In this briefing:
- Oil Exploration: We Expect a Resurgence in 2019 Pointing to Strong Performance for E&Ps
- Indonesia: Waiting To Unleash The Potential
1. Oil Exploration: We Expect a Resurgence in 2019 Pointing to Strong Performance for E&Ps
We see oil exploration making a comeback in 2019, as drilling spending sees an increase and on the back of encouraging well results year to date. Already in 2019 there have been 4 high impact discoveries in the UK, South Africa and Guyana. Given the need of companies, especially the majors, to replenish their portfolios, there will still be a number of frontier, high impact wells being drilled. The areas where we see material exploration wells being drilled this year are Guyana, US GoM, Mexico, Brazil the Eastern Mediterranean and West Africa.
If there is some exploration success, the pure-play exploration companies will be good performers, especially those that have exposure to several wells that could be material relative to their size. A pick up in drilling will also be positive for the offshore drilling companies and seismic names. We look at the merits and pitfalls of investing in exploration, performance in 2018, outlook for 2019, the debate over exploring for resource versus buying it, how the economics of exploration have improved and the impact of the time value of money.

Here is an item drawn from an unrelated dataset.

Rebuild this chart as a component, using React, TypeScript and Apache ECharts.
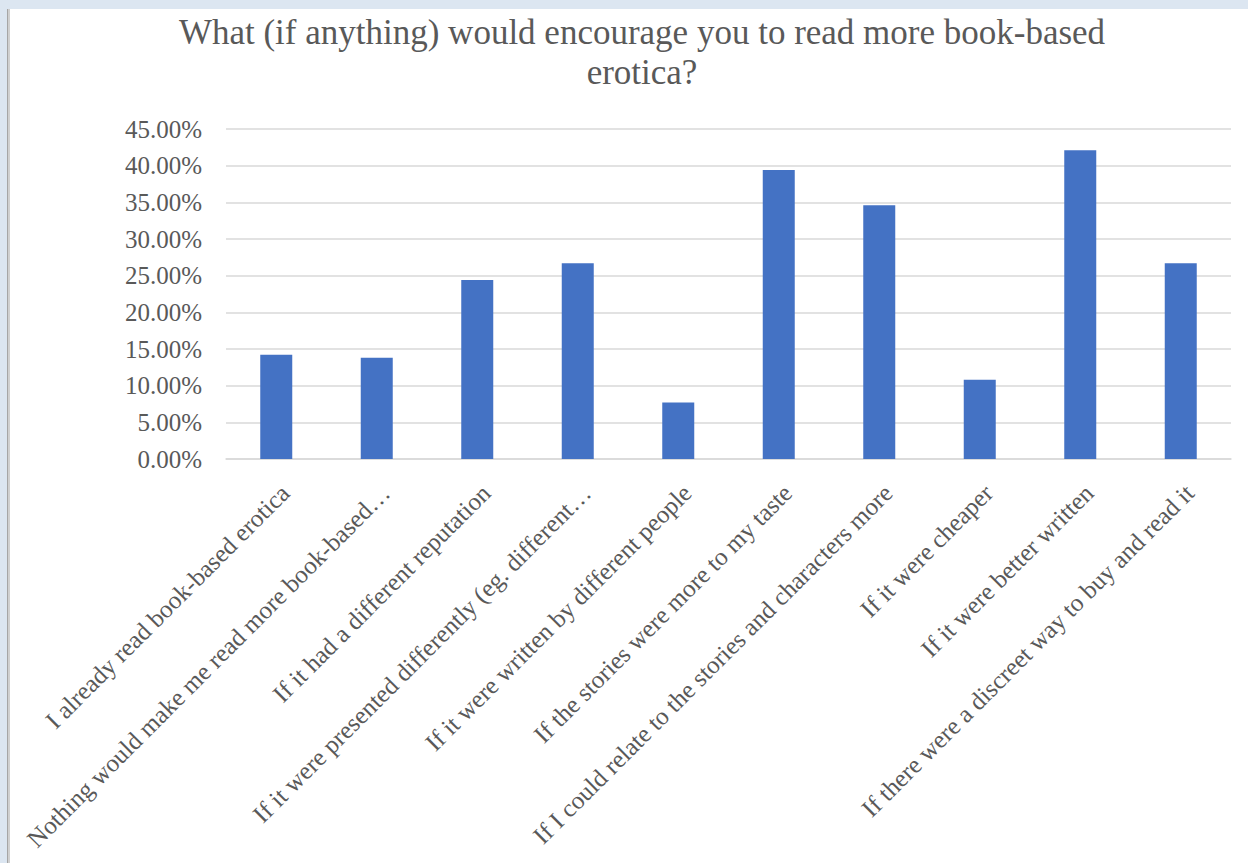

2. Indonesia: Waiting To Unleash The Potential
As regular followers would know, we at River Valley Asset Mgt. usually spend the early part of the year travelling, kicking the tyres, sniffing out opportunities, getting comfortable with our investment views and watching out for lurking risks. January 2019 took us to Indonesia where we attended a conference, met up with companies, heard the local take on politics and got a feel for the investment landscape in this emerging and dynamic economy at the heart of ASEAN. The time was well spent but we came back wondering how long it is going to take Indonesia to deliver on its full potential.
Jakarta at this time of the year is nice and pleasant and traffic was not too onerous. We had two full days of back-to-back company meetings in addition to listening to political pundits pontificating on the implication of the impending elections. While there were diverging views, nobody expected a significant change in direction after the elections. Consensus was veering round to the view that the economy should start looking up in the second half of the year, once the dust settles. There were a few cautionary risks mentioned, for instance an unexpected upset or a slip towards populism, though they were dismissed as quickly as they were raised. The economy seems to be chugging along at a steady pace and the improving global environment is providing reasons for optimism to corporates who are all directly impacted by exchange rate fluctuations of the currency.